▸ **Items from a dataset**:
——

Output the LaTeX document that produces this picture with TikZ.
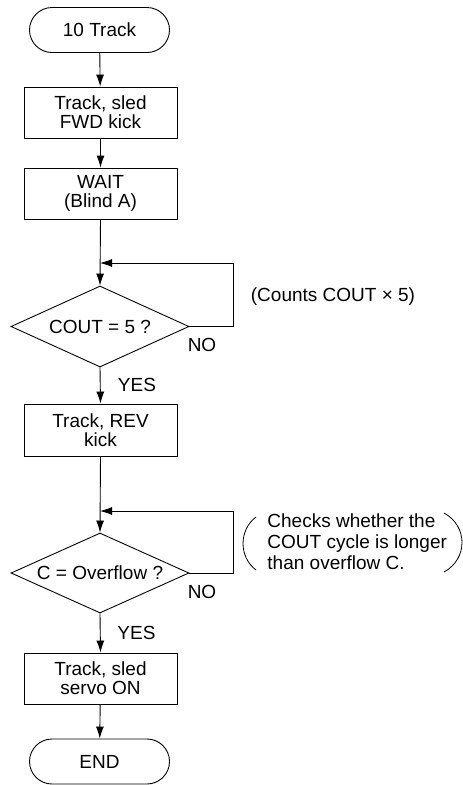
\documentclass[tikz,border=0pt]{standalone}
\usepackage{fontspec}
\setmainfont{Liberation Sans}
\usetikzlibrary{shapes.geometric,arrows.meta}
\begin{document}
\begin{tikzpicture}[x=1pt,y=-1pt,
  line width=0.9pt,
  every node/.style={font=\fontsize{19}{19}\selectfont},
  term/.style={draw,rectangle,rounded corners=22.5pt,minimum width=140pt,minimum height=45pt,inner sep=0pt},
  proc/.style={draw,rectangle,minimum width=153pt,minimum height=51pt,inner sep=0pt,align=center},
  decide/.style={draw,diamond,aspect=2.2,minimum width=178pt,minimum height=81pt,inner sep=0pt},
  lbl/.style={inner sep=0pt},
  arr/.style={-{Latex[length=12pt,width=8pt]}}
]
\useasboundingbox (0,0) rectangle (463,785);
\node[term] (start) at (99.5,30) {10 Track};
\node[proc] (b1) at (100.5,112.5) {Track, sled\\FWD kick};
\node[proc] (b2) at (100.5,193.5) {WAIT\\(Blind A)};
\node[decide] (d1) at (100,326.5) {COUT = 5 ?};
\node[proc,minimum height=52pt] (b3) at (100.5,430) {Track, REV\\kick};
\node[decide,minimum height=80pt] (d2) at (100,573) {C = Overflow ?};
\node[proc] (b4) at (100.5,678.5) {Track, sled\\servo ON};
\node[term] (end) at (99.5,761.5) {END};

\coordinate (j1) at (100,263);
\coordinate (j2) at (100,511);

\draw[arr] (start) -- (b1);
\draw[arr] (b1) -- (b2);
\draw[arr] (b2.south) -- (d1.north);
\draw[arr] (d1.east) -- ++(44,0) |- (j1);
\draw[arr] (d1.south) -- (b3.north);
\draw[arr] (b3.south) -- (d2.north);
\draw[arr] (d2.east) -- ++(44,0) |- (j2);
\draw[arr] (d2.south) -- (b4.north);
\draw[arr] (b4) -- (end);

\node[lbl] (no1) at (202,344.5) {NO};
\node[lbl] (yes1) at (137,385) {YES};
\node[lbl] (no2) at (202,592) {NO};
\node[lbl] (yes2) at (136.5,633) {YES};
\node[lbl] (cnt) at (333,297) {(Counts COUT × 5)};
\node[lbl,align=left,anchor=west,font=\fontsize{19}{21}\selectfont] (note) at (267,541.5)
  {Checks whether the\\COUT cycle is longer\\than overflow C.};
\draw[line width=0.8pt] (256,517) .. controls (238.7,530) and (238.7,557) .. (256,570);
\draw[line width=0.8pt] (444,513) .. controls (468,526) and (468,559) .. (444,572);
\end{tikzpicture}
\end{document}
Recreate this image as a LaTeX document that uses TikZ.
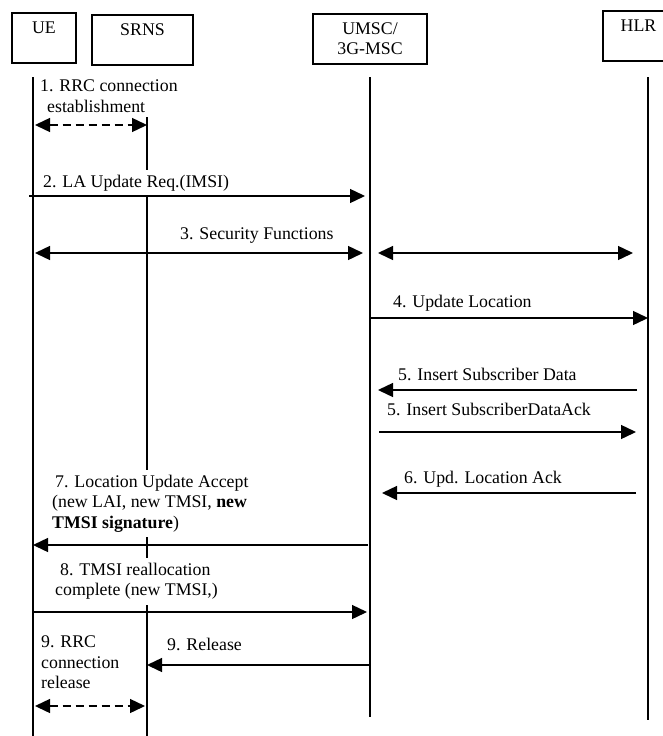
\documentclass[tikz,border=0pt]{standalone}
\usepackage{fontspec}
\setmainfont{Liberation Serif}
\usetikzlibrary{arrows.meta}

\begin{document}
\begin{tikzpicture}[x=1pt, y=-1pt, font=\fontsize{17.8}{20.5}\selectfont,
    box/.style={draw, line width=1.5pt, anchor=north, inner ysep=8pt, minimum height=50pt},
    tall/.style={text height=13pt, text depth=21pt},
    life/.style={line width=1.8pt},
    msg/.style={line width=1.4pt, -{Triangle[length=15pt,width=14pt]}},
    twoway/.style={line width=1.4pt, {Triangle[length=15pt,width=14pt]}-{Triangle[length=15pt,width=14pt]}},
    lbl/.style={fill=white, inner xsep=2pt, inner ysep=5pt, align=left, anchor=north west}]
\useasboundingbox (0,0) rectangle (663,736);

\node[box, tall, minimum width=64pt] (ue) at (44,12) {UE};
\node[box, tall, minimum width=101pt] (srns) at (142.5,14) {SRNS};
\node[box, align=center, minimum width=114pt] (umsc) at (370,13) {UMSC/\\3G-MSC};
\node[box, tall, minimum width=71pt] (hlr) at (638.5,10) {HLR};

\foreach \id/\x/\e in {uel/33/736, srnsl/147/736, umscl/370/717, hlrl/648/720}
    \draw[life] (\x,77) coordinate (\id) -- (\x,\e); % líneas de vida
\foreach \rw/\y in {r1/125, r2/196, r3/253, r4/318, r5/390, r6/432, r7/493, r8/545, r9/612, r10/665, r11/706}
    \coordinate (\rw) at (0,\y);

\node[lbl] (t1) at (38,74.7) {1. RRC connection\\\hspace*{7pt}establishment};
\node[lbl] (t2) at (41,169.7) {2. LA Update Req.(IMSI)};
\node[lbl] (t3) at (178,222.7) {3. Security Functions};
\node[lbl] (t4) at (391,289.7) {4. Update Location};
\node[lbl] (t5) at (396,362.7) {5. Insert Subscriber Data};
\node[lbl] (t5ack) at (385,397.7) {5. Insert SubscriberDataAck};
\node[lbl] (t6) at (402,465.7) {6. Upd. Location Ack};
\node[lbl] (t7) at (50,469.7) {\hspace*{3pt}7. Location Update Accept\\(new LAI, new TMSI, \textbf{new}\\\textbf{TMSI signature})};
\node[lbl] (t8) at (53,557.7) {\hspace*{5pt}8. TMSI reallocation\\complete (new TMSI,)};
\node[lbl] (t9) at (39,630.7) {9. RRC\\connection\\release};
\node[lbl] (t9rel) at (165,632.7) {9. Release};

\draw[twoway, dash pattern=on 8pt off 5pt, shorten <=2pt] (uel |- r1) -- (srnsl |- r1);
\draw[msg, shorten <=-4pt, shorten >=5pt] (uel |- r2) -- (umscl |- r2);
\draw[twoway, shorten <=2pt, shorten >=7pt] (uel |- r3) -- (umscl |- r3);
\draw[twoway, shorten <=8pt, shorten >=15pt] (umscl |- r3) -- (hlrl |- r3);
\draw[msg] (umscl |- r4) -- (hlrl |- r4);
\draw[msg, shorten <=11pt, shorten >=8pt] (hlrl |- r5) -- (umscl |- r5);
\draw[msg, shorten <=9pt, shorten >=12pt] (umscl |- r6) -- (hlrl |- r6);
\draw[msg, shorten <=12pt, shorten >=12pt] (hlrl |- r7) -- (umscl |- r7);
\draw[msg, shorten <=2pt] (umscl |- r8) -- (uel |- r8);
\draw[msg, shorten >=3pt] (uel |- r9) -- (umscl |- r9);
\draw[msg] (umscl |- r10) -- (srnsl |- r10);
\draw[twoway, dash pattern=on 8pt off 5pt, shorten <=2pt, shorten >=2pt] (uel |- r11) -- (srnsl |- r11);
\end{tikzpicture}
\end{document}
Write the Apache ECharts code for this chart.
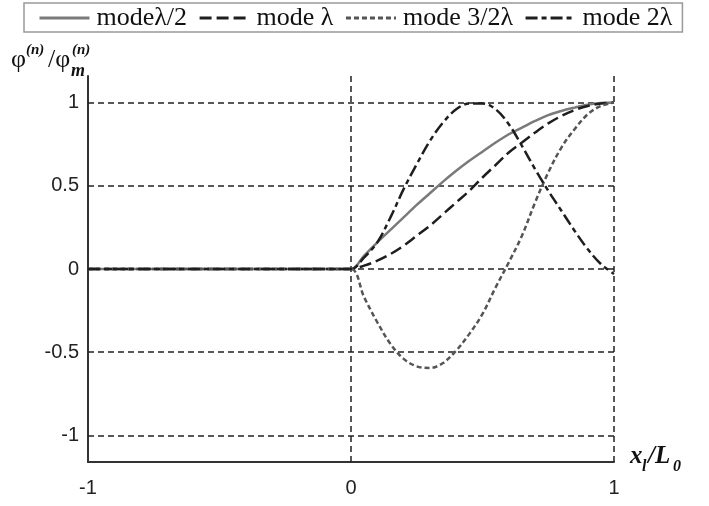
<!DOCTYPE html>
<html>
<head>
<meta charset="utf-8">
<script src="https://cdn.jsdelivr.net/npm/echarts@6/dist/echarts.min.js"></script>
<style>
html, body { margin: 0; padding: 0; background: #fff; }
#chart { width: 709px; height: 506px; }
</style>
</head>
<body>
<div id="chart"></div>
<script>
// x positions (x_l / L_0)
var xs = [-1, -0.5, -0.1, 0, 0.05, 0.1, 0.15, 0.2, 0.25, 0.3, 0.35, 0.4, 0.45, 0.5, 0.55, 0.6, 0.65, 0.7, 0.75, 0.8, 0.85, 0.9, 0.95, 1]
// mode shapes
var modeHalf = [0, 0, 0, 0, 0.08, 0.16, 0.235, 0.31, 0.385, 0.455, 0.525, 0.59, 0.65, 0.705, 0.76, 0.81, 0.85, 0.89, 0.925, 0.95, 0.97, 0.988, 0.997, 1]
var modeOne = [0, 0, 0, 0, 0.02, 0.05, 0.09, 0.14, 0.2, 0.26, 0.33, 0.4, 0.47, 0.55, 0.625, 0.7, 0.76, 0.82, 0.875, 0.92, 0.955, 0.98, 0.995, 1]
var modeThreeHalf = [0, 0, 0, 0, -0.17, -0.32, -0.45, -0.54, -0.585, -0.595, -0.565, -0.49, -0.39, -0.27, -0.11, 0.04, 0.2, 0.4, 0.58, 0.73, 0.84, 0.93, 0.98, 1]
var modeTwo = [0, 0, 0, 0, 0.07, 0.16, 0.31, 0.48, 0.63, 0.77, 0.88, 0.96, 0.995, 0.995, 0.96, 0.87, 0.74, 0.6, 0.47, 0.35, 0.23, 0.12, 0.03, -0.03]
var yTicks = [-1, -0.5, 0, 0.5, 1]
var xGrid = [0, 1]
var names = ['modeλ/2', 'mode λ', 'mode 3/2λ', 'mode 2λ']

function pairs(ys) {
    return xs.map(function (x, i) { return [x, ys[i]] })
}

var dashStyle = { color: '#222', type: [6, 4], width: 1.5 }
var serifBold = { fontFamily: 'Liberation Serif', fontStyle: 'italic', fontWeight: 'bold', fill: '#111' }

function txt(left, top, text, size, style) {
    return { type: 'text', left: left, top: top, style: Object.assign({ text: text, fontSize: size, fontFamily: 'Liberation Serif', fill: '#111' }, style || {}) }
}

var mychart = echarts.init(document.getElementById('chart'))
mychart.setOption({
    animation: false,
    legend: {
        left: 24,
        top: 3,
        padding: [2, 10, 1, 14],
        itemGap: 11,
        itemWidth: 50,
        itemHeight: 14,
        borderColor: '#999',
        borderWidth: 1.5,
        itemStyle: { opacity: 0 },
        lineStyle: { width: 3 },
        textStyle: { fontFamily: 'Liberation Serif', fontSize: 26, color: '#111', padding: [0, 0, 0, 2] },
        data: names
    },
    grid: { left: 88, right: 95, top: 76, bottom: 44 },
    xAxis: {
        type: 'value',
        min: -1,
        max: 1,
        interval: 1,
        axisLine: { onZero: false, lineStyle: { color: '#333', width: 2 } },
        axisTick: { show: false },
        splitLine: { show: false },
        axisLabel: { margin: 16, fontFamily: 'Liberation Sans', fontSize: 20, color: '#222' }
    },
    yAxis: {
        type: 'value',
        min: -1.16,
        max: 1.16,
        axisLine: { show: true, onZero: false, lineStyle: { color: '#333', width: 2 } },
        axisTick: { show: false },
        splitLine: { show: false },
        axisLabel: {
            customValues: yTicks,
            margin: 9,
            fontFamily: 'Liberation Sans',
            fontSize: 20,
            color: '#222'
        }
    },
    graphic: [
        txt(11, 47, 'φ', 26),
        txt(26, 43, '(n)', 15, serifBold),
        txt(48, 47, '/φ', 26),
        txt(72, 43, '(n)', 15, serifBold),
        txt(71, 62, 'm', 18, serifBold),
        txt(630, 444, 'x', 25, serifBold),
        txt(642, 459, 'l', 16, serifBold),
        txt(648, 444, '/L', 25, serifBold),
        txt(673, 459, '0', 16, serifBold)
    ],
    series: [
        {
            name: names[0],
            type: 'line',
            data: pairs(modeHalf),
            symbol: 'none',
            smooth: 0.35,
            z: 5,
            lineStyle: { color: '#7a7a7a', width: 2.5, type: 'solid' },
            itemStyle: { color: '#7a7a7a' },
            markLine: {
                silent: true,
                symbol: 'none',
                label: { show: false },
                lineStyle: dashStyle,
                data: yTicks.map(function (v) { return { yAxis: v } })
                    .concat(xGrid.map(function (v) { return { xAxis: v } }))
            }
        },
        {
            name: names[1],
            type: 'line',
            data: pairs(modeOne),
            symbol: 'none',
            smooth: 0.35,
            z: 5,
            lineStyle: { color: '#1e1e1e', width: 2.5, type: [12, 5] },
            itemStyle: { color: '#1e1e1e' }
        },
        {
            name: names[2],
            type: 'line',
            data: pairs(modeThreeHalf),
            symbol: 'none',
            smooth: 0.35,
            z: 5,
            lineStyle: { color: '#555', width: 2.5, type: [5, 3] },
            itemStyle: { color: '#555' }
        },
        {
            name: names[3],
            type: 'line',
            data: pairs(modeTwo),
            symbol: 'none',
            smooth: 0.35,
            z: 5,
            lineStyle: { color: '#1e1e1e', width: 2.5, type: [12, 4, 5, 4] },
            itemStyle: { color: '#1e1e1e' }
        }
    ]
})
</script>
</body>
</html>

——

▸ **Your instructions**:
Only the lines between the line with "Recreate this image" and the line with "(0,0) rectangle (663,736);", inclusive, should be reproduced, exactly as written and without pictures.

▸ **Solution to this task**:
Recreate this image as a LaTeX document that uses TikZ.
\documentclass[tikz,border=0pt]{standalone}
\usepackage{fontspec}
\setmainfont{Liberation Serif}
\usetikzlibrary{arrows.meta}

\begin{document}
\begin{tikzpicture}[x=1pt, y=-1pt, font=\fontsize{17.8}{20.5}\selectfont,
    box/.style={draw, line width=1.5pt, anchor=north, inner ysep=8pt, minimum height=50pt},
    tall/.style={text height=13pt, text depth=21pt},
    life/.style={line width=1.8pt},
    msg/.style={line width=1.4pt, -{Triangle[length=15pt,width=14pt]}},
    twoway/.style={line width=1.4pt, {Triangle[length=15pt,width=14pt]}-{Triangle[length=15pt,width=14pt]}},
    lbl/.style={fill=white, inner xsep=2pt, inner ysep=5pt, align=left, anchor=north west}]
\useasboundingbox (0,0) rectangle (663,736);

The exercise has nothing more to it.